--- START Dataset section ---
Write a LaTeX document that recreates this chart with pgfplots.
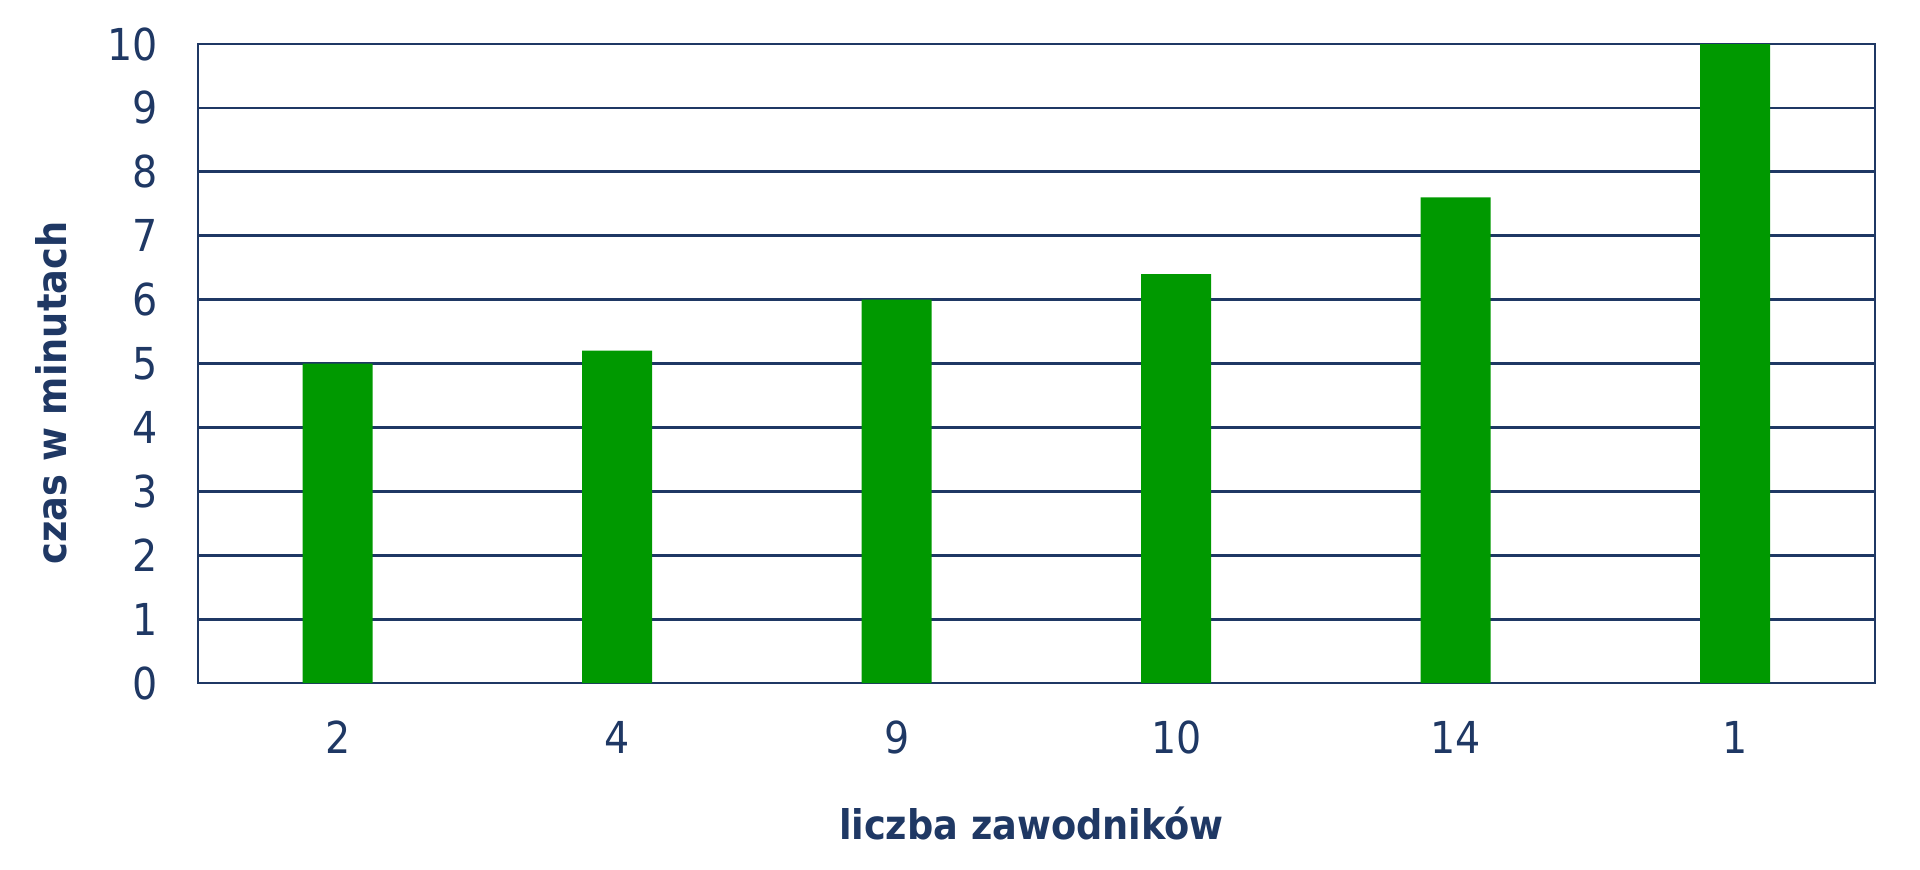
\documentclass[border=0pt]{standalone}
\usepackage{fontspec}
\setmainfont{DejaVu Sans Condensed}
\usepackage{pgfplots}
\pgfplotsset{compat=1.18}
\definecolor{navy}{RGB}{31,56,100}
\definecolor{bargreen}{RGB}{0,153,0}
\begin{document}
\begin{tikzpicture}
\useasboundingbox (-49.5pt,-46.5pt) rectangle (430.5pt,170.75pt);
\begin{axis}[
  at={(0,0)}, anchor=south west,
  scale only axis, width=419.25pt, height=159.75pt,
  xmin=-0.5, xmax=5.5, ymin=0, ymax=10,
  xtick={0,1,2,3,4,5}, xticklabels={2,4,9,10,14,1},
  ytick={0,1,...,10},
  ymajorgrids, grid style={navy, line width=0.7pt},
  axis line style={navy, line width=0.7pt},
  major tick length=0pt,
  tick label style={navy, font=\fontsize{11}{12}\selectfont},
  /pgf/number format/assume math mode=true,
  yticklabel style={xshift=-6.5pt},
  xticklabel style={yshift=-6pt},
  xlabel={liczba zawodników},
  ylabel={czas w minutach},
  label style={navy, font=\bfseries\fontsize{10.2}{12}\selectfont},
  xlabel style={at={(axis description cs:0.497,0)}, yshift=-35pt, anchor=center},
  ylabel style={at={(axis description cs:-0.0877,0.454)}, anchor=center},
]
\addplot[ybar, bar width=17.5pt, fill=bargreen, draw=none] coordinates {
  (0,5) (1,5.2) (2,6) (3,6.4) (4,7.6) (5,10)
};
\end{axis}
\end{tikzpicture}
\end{document}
--- END Dataset section ---
### Requirement
Copy every line of the data exactly as written, excluding the pictures.

### Written answer
Write a LaTeX document that recreates this chart with pgfplots.
\documentclass[border=0pt]{standalone}
\usepackage{fontspec}
\setmainfont{DejaVu Sans Condensed}
\usepackage{pgfplots}
\pgfplotsset{compat=1.18}
\definecolor{navy}{RGB}{31,56,100}
\definecolor{bargreen}{RGB}{0,153,0}
\begin{document}
\begin{tikzpicture}
\useasboundingbox (-49.5pt,-46.5pt) rectangle (430.5pt,170.75pt);
\begin{axis}[
  at={(0,0)}, anchor=south west,
  scale only axis, width=419.25pt, height=159.75pt,
  xmin=-0.5, xmax=5.5, ymin=0, ymax=10,
  xtick={0,1,2,3,4,5}, xticklabels={2,4,9,10,14,1},
  ytick={0,1,...,10},
  ymajorgrids, grid style={navy, line width=0.7pt},
  axis line style={navy, line width=0.7pt},
  major tick length=0pt,
  tick label style={navy, font=\fontsize{11}{12}\selectfont},
  /pgf/number format/assume math mode=true,
  yticklabel style={xshift=-6.5pt},
  xticklabel style={yshift=-6pt},
  xlabel={liczba zawodników},
  ylabel={czas w minutach},
  label style={navy, font=\bfseries\fontsize{10.2}{12}\selectfont},
  xlabel style={at={(axis description cs:0.497,0)}, yshift=-35pt, anchor=center},
  ylabel style={at={(axis description cs:-0.0877,0.454)}, anchor=center},
]
\addplot[ybar, bar width=17.5pt, fill=bargreen, draw=none] coordinates {
  (0,5) (1,5.2) (2,6) (3,6.4) (4,7.6) (5,10)
};
\end{axis}
\end{tikzpicture}
\end{document}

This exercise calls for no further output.